## TASK REQUIREMENTS
Each line containing the word "code" must be collected.

## RECORDS SHOWN
........
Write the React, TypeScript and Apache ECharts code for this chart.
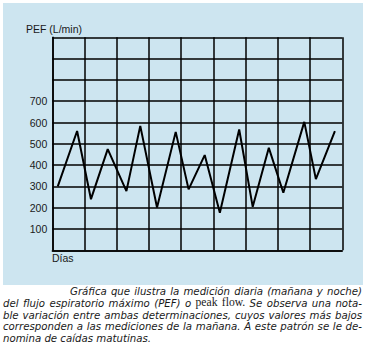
........
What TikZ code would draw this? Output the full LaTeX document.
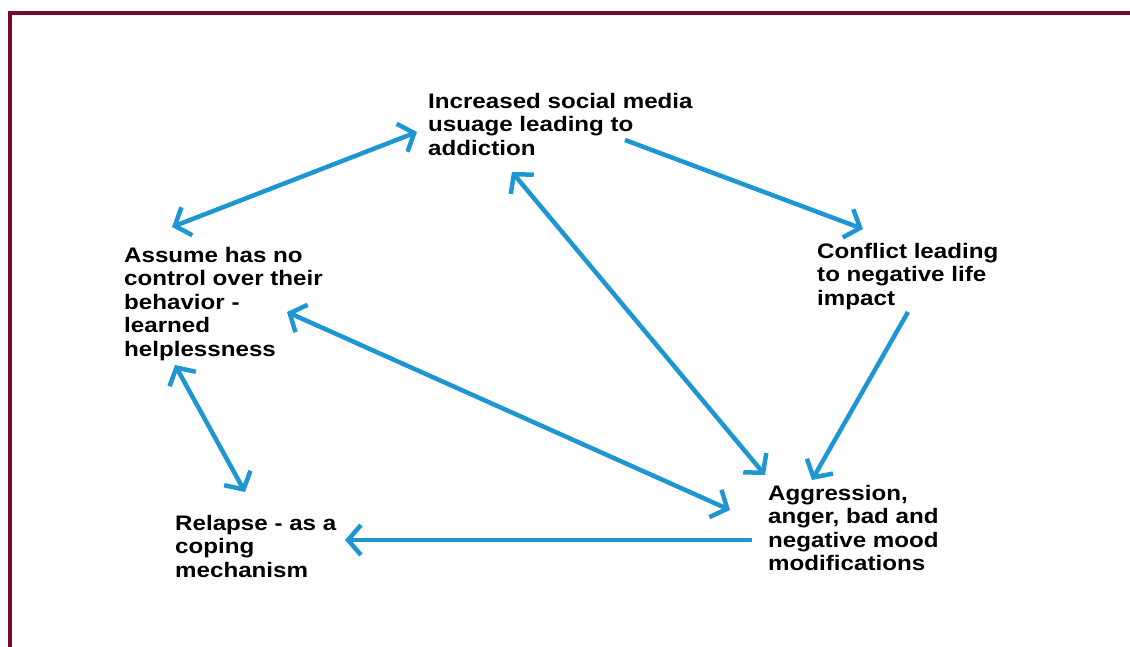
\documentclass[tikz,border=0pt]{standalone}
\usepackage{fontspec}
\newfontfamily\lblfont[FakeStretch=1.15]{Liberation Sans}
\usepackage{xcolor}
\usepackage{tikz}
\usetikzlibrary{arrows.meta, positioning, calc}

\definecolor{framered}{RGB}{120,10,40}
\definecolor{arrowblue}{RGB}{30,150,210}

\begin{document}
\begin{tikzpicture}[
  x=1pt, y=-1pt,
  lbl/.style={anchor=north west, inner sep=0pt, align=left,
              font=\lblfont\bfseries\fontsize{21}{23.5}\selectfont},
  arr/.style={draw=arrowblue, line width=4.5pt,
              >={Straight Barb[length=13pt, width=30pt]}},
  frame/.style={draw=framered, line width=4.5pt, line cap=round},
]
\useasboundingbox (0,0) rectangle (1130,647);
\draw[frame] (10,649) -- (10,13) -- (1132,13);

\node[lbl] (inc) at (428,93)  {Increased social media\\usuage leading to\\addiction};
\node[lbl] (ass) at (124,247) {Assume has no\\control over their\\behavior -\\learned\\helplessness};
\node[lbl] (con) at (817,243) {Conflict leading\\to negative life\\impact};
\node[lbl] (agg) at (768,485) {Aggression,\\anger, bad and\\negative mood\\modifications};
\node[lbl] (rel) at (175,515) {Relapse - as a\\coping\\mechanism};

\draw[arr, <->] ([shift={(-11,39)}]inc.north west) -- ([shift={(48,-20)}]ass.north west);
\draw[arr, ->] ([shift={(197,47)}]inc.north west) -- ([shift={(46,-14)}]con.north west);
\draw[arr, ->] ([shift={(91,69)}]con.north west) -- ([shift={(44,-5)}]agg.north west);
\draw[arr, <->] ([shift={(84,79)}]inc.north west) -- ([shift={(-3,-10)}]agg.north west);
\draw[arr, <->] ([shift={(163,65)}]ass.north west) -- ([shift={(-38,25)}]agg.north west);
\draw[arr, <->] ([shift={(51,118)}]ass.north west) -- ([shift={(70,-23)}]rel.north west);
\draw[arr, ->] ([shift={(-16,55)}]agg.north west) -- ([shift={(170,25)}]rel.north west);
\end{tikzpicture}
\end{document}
........
## EXERCISE RESPONSE
Write the React, TypeScript and Apache ECharts code for this chart.
What TikZ code would draw this? Output the full LaTeX document.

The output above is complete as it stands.